Gus Yahya menambahkan, seorang pemimpin harus mujtahid, memiliki kapasitas ilmu yang mendalam dan memahami urusan dunia dan ini sangat urgen dimiliki oleh seorang pemimpin di era digital seperti saat ini.


Kompleksitas ilmu saat ini, lanjutnya, menyebabkan ahlul ilmy (ahli ilmu) sulit mengurus urusan dunia, sementara orang berkuasa tidak sempat mengikuti pengajian.
 

‘’Sosok Rasulullah SAW juga memiliki kapasitas  gabungan dua fungsi waliyul ilmy (penguasa ilmu) dan waliyud dunya (penguasa dunia). Waliyud dunya (penguasa dunia). Rasulullah secara tidak langsung juga menguasai keduanya dan Rasulullah memiliki kapasitas tersebut. Seharusnya seorang pemimpin harus memiliki dua unsur tersebut. Namun beriring waktu kedua unsur tersebut tidak sanggup dimiliki oleh seseorang (pemimpin),” ulasnya.
 

Menurut Gus Yahya, kehidupan saat ini dengan segala permasalahannya semakin kompleks. Seorang yang jadi waliyul ilmy membutuhkan waktu yang lama untuk mempelajarinya sehingga tak sempat memikirkan tentang kapasitas yang harus dimiliki seorang waliyud dunya. Kondisi tersebut, dialami juga oleh walilyud dunya, sibuk mempelajari dan mengurus dunia dan problematikanya. 


Oleh karena itu, Gus Yahya, dalam perjalanannya, waktu yang dimiliki waaliyul ilmy dan waaliyud dunya tidak mungkin dimiliki secara utuh oleh seseorang.

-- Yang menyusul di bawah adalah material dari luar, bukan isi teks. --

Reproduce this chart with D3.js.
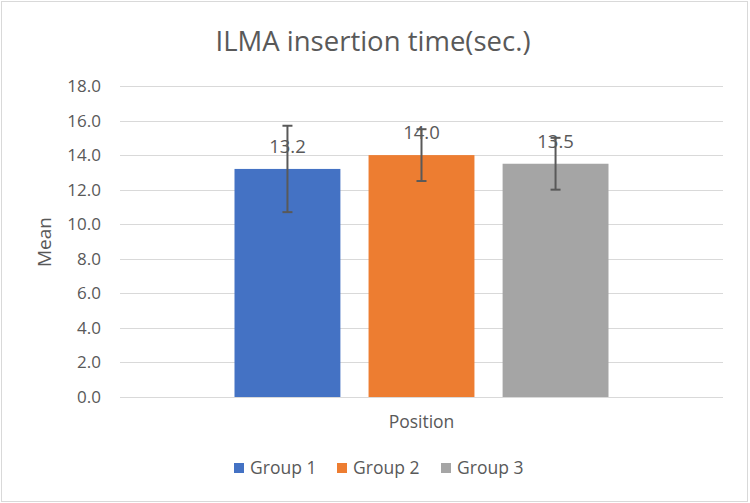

"Kehidupan saat ini di era digital banyak masalah yang menyangkut kemaslahatan umat membutuhkan pemikiran revolusioner yang efektif menjawab persoalan yang ada,” ujarnya.
 

Rasulullah Saw menurut Gus Yahya bukan hanya tabligh (menyampaikan) namun perintis namun Rasulullah perintis pembangun dan peradaban. Ini juga dasar dan menjadi slogan NU jelang satu abad "Menyongsong 100 tahun Nahdlatul Ulama, merawat jagat membangun peradaban”.
 

Menurut Kiai yang akrab disapa Gus Yahya ini, tema "Menyongsong 100 tahun Nahdlatul Ulama, merawat jagat membangun peradaban” karena pihaknya yakin dan percaya bahwa para muasis pendiri Nahdlatul Ulama dulu mendirikan jamiyah ini dengan keprihatinan, kepedulian, cita-cita yang terkait dengan peradaban.
 

Gus Yahya menambahkan merawat jagat dalam slogan NU itu bukan hanya dimaknai bumi saja, namun menyeluruh dan komprehensif.
 

‘’Merawat jagat itu bukan hanya diartikan sempit namun lebih luas bukan hanya ardhu (bumi) namun ‘alam yang maknanya luas mencakup ma fissamawati wa ma fil ardhi,’’ paparnya.